───── INFORMATION SHOWN

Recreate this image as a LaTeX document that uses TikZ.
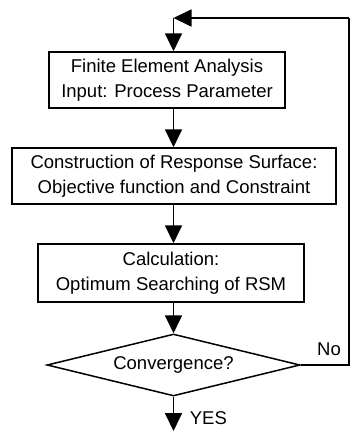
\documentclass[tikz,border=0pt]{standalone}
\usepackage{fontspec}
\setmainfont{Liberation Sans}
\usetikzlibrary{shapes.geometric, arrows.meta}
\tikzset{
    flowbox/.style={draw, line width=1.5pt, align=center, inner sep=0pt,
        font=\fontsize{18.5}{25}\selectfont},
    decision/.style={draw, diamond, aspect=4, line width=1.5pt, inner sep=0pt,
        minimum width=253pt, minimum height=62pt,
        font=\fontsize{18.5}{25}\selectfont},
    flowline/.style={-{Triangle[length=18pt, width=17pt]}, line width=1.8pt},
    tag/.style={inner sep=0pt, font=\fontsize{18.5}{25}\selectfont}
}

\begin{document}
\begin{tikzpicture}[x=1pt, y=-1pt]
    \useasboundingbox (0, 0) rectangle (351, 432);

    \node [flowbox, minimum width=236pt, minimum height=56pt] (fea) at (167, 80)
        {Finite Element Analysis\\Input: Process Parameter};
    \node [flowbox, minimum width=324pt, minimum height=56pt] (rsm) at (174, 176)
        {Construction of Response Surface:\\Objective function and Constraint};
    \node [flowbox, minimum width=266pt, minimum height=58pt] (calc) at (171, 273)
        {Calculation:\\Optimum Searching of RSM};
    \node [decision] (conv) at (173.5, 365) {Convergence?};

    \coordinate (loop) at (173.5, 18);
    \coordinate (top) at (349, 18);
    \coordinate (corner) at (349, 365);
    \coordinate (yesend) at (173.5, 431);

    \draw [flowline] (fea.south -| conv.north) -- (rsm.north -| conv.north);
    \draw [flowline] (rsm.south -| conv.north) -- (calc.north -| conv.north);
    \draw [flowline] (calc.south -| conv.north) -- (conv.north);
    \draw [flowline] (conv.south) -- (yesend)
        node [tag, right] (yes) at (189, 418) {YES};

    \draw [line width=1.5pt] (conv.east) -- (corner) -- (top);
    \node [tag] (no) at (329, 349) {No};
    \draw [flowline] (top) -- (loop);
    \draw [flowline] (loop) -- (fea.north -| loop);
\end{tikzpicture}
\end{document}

──────────

● WORK TO COMPLETE:
Except for the pictures, copy the material above exactly.

● EXERCISE RESULT:
Recreate this image as a LaTeX document that uses TikZ.
\documentclass[tikz,border=0pt]{standalone}
\usepackage{fontspec}
\setmainfont{Liberation Sans}
\usetikzlibrary{shapes.geometric, arrows.meta}
\tikzset{
    flowbox/.style={draw, line width=1.5pt, align=center, inner sep=0pt,
        font=\fontsize{18.5}{25}\selectfont},
    decision/.style={draw, diamond, aspect=4, line width=1.5pt, inner sep=0pt,
        minimum width=253pt, minimum height=62pt,
        font=\fontsize{18.5}{25}\selectfont},
    flowline/.style={-{Triangle[length=18pt, width=17pt]}, line width=1.8pt},
    tag/.style={inner sep=0pt, font=\fontsize{18.5}{25}\selectfont}
}

\begin{document}
\begin{tikzpicture}[x=1pt, y=-1pt]
    \useasboundingbox (0, 0) rectangle (351, 432);

    \node [flowbox, minimum width=236pt, minimum height=56pt] (fea) at (167, 80)
        {Finite Element Analysis\\Input: Process Parameter};
    \node [flowbox, minimum width=324pt, minimum height=56pt] (rsm) at (174, 176)
        {Construction of Response Surface:\\Objective function and Constraint};
    \node [flowbox, minimum width=266pt, minimum height=58pt] (calc) at (171, 273)
        {Calculation:\\Optimum Searching of RSM};
    \node [decision] (conv) at (173.5, 365) {Convergence?};

    \coordinate (loop) at (173.5, 18);
    \coordinate (top) at (349, 18);
    \coordinate (corner) at (349, 365);
    \coordinate (yesend) at (173.5, 431);

    \draw [flowline] (fea.south -| conv.north) -- (rsm.north -| conv.north);
    \draw [flowline] (rsm.south -| conv.north) -- (calc.north -| conv.north);
    \draw [flowline] (calc.south -| conv.north) -- (conv.north);
    \draw [flowline] (conv.south) -- (yesend)
        node [tag, right] (yes) at (189, 418) {YES};

    \draw [line width=1.5pt] (conv.east) -- (corner) -- (top);
    \node [tag] (no) at (329, 349) {No};
    \draw [flowline] (top) -- (loop);
    \draw [flowline] (loop) -- (fea.north -| loop);
\end{tikzpicture}
\end{document}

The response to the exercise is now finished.